In simple terms, an mRNA molecule is an instruction to the cell saying "make me a batch of this protein." The poly A tail and related mechanisms serve as an instruction for how many copies of the protein are in that batch. Once complete, production of that particular protein halts, and the mRNA is broken down - a finished instruction. mRNAs are not instructions to just make a protein forever - such an instruction would be by its very nature cytotoxic, if you could come up with a way to bypass all the mRNA regulation systems to create such an instruction.

Just to avoid any confusion, the fragments detectable up to 28 days post vaccine above are not usable instructions for the cell. The mRNA needs to be complete and unbroken from its 5' UTR to at least part of the 3' poly A tail to get any intact spike protein produced. They resemble the fragments you get after an mRNA instruction is "finished" and degraded. Since these fragments are detected free in the blood plasma, it's actually questionable if the mRNA molecules they are from were ever taken up by a cell and expressed at all. It's more likely we're seeing the remains of the fraction of the mRNAs that didn't make it into cells in the first place. The surprise is that the bits are big enough to still be identifiable, rather than degraded all the way down to their individual bases.

Another point of confusion here. The spike protein doesn't stay in the cells once expressed. Another section of the mRNA - a sequence termed the S glycoprotein signal peptide in the 5' UTR - serves as an instruction for what to do with the protein as it's produced. Both the Pfizer and Moderna vaccines contain the instruction to export the spike protein out of the cell, so the immune system can see it. If the protein stayed inside the cells, the immune system would not be able to target it. Nor is the immune system going to target the cells just for expressing the spike protein. Unless the cells begin malfunctioning to the point that it's detectable via the various intercellular signaling methods.

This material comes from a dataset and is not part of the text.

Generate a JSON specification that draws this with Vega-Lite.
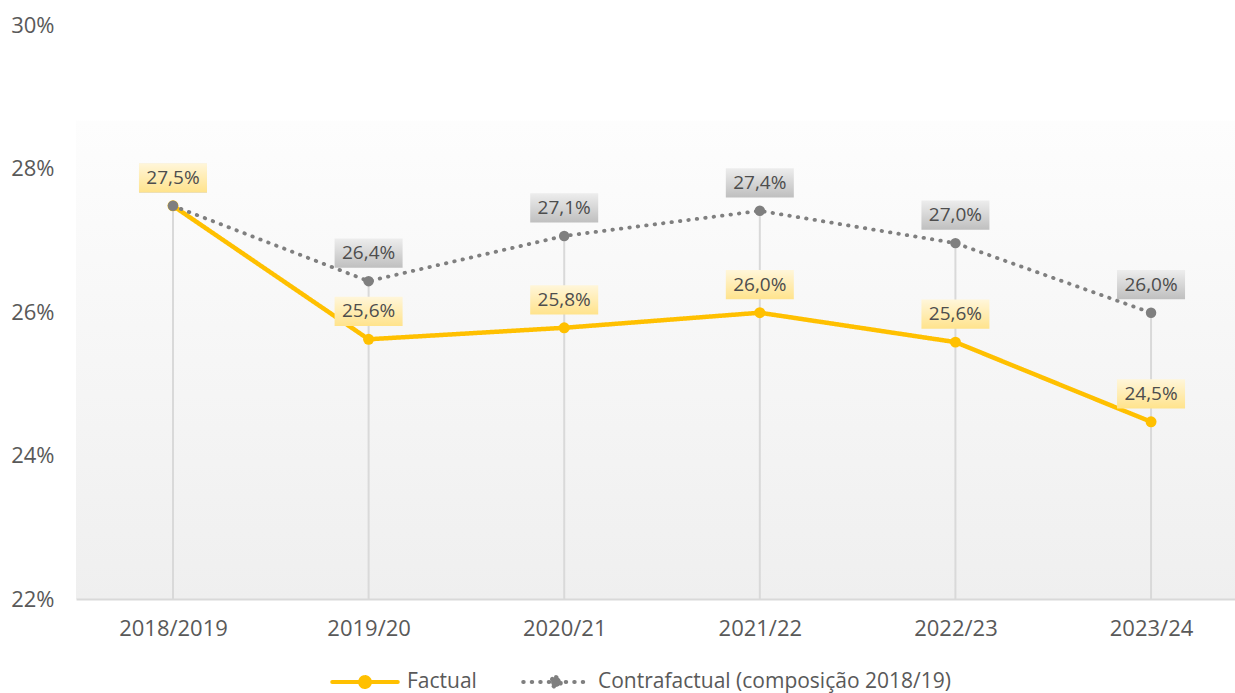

Clearly you have not read the Moderna and Pfizer papers.

The cells that take in the mrna do produce protein and as a consequence are attacked by the immune system and destroyed. If they are not then the vaccine is malfunctioning even worse than we already saw. The selling point of the modified spike protein encoded in the mrna used was that it would be 'anchored' to the cell membrane but exposed. This inevitably drawing an attack and ending with apoptosis. One possible problem is that this does not necessarily avoid the protein at that stage getting loose and wrecking some more havoc before being destroyed.

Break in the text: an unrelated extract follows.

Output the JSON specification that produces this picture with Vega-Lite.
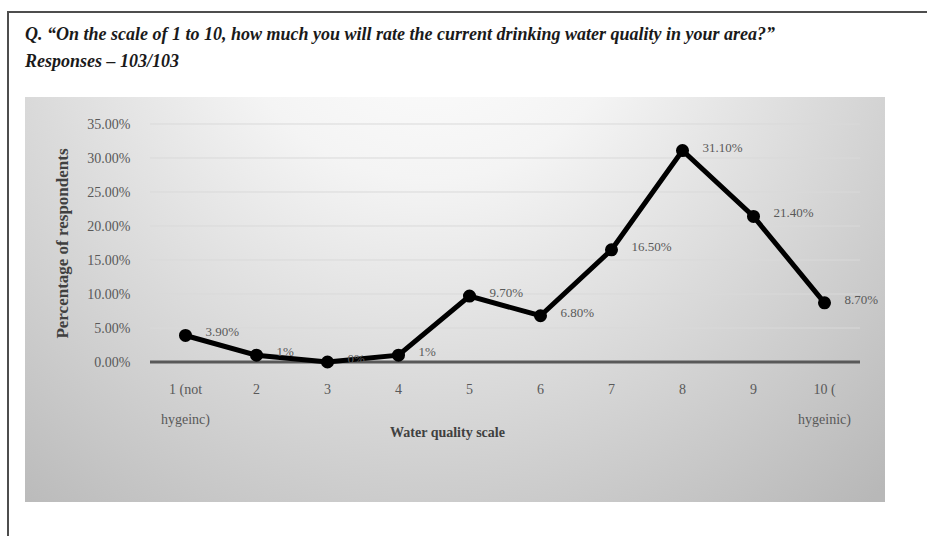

To be clear: I'm accusing you of deliberate misdirection. You use a lot of terms to pretend you're being technical but you are attempting to distract from what really goes on. And I do not thing you ever argued here about the covid and pharma iindustry issues in good faith. I know when I see certain types of attempted manipulation. It's not accidental.

Some basic questions, are you willing to answer succinctly and in plain language?

What exactly happens to the produced protein? To be specific, where exactly does it move into after being produced?
Do you agree or do you deny that it is supposed to moves into the cell membrane and gets exposed to the outside of the sell, but anchored to the cell that produced it?
What is supposed to happen to that cell when the immune system reacts to the protein?

And I'm worried that at least the people who liked your comment willfully choong ignorance rather than researching things because checking things out might reveal to them uncomfortable knowledge. The embracing of ignorance in contemporary culture, for the same of some tribal sense of belonging to a side of any ongoing "polemic", worries me more than the covid! Facts are there to check and people refuse to check, refuse to see, and keep playing according to the "narrative" of the tribe they think they ought to belong to. There's some serious psychological/social breakdown going on...

Edited: I may be getting to harsh here. People are human, and subject to unconscious bias, professional bias, social influence, whatever.
But I am very, very frustrated at the attempts to not see the problems of this whole covid disaster, of what was done wrong.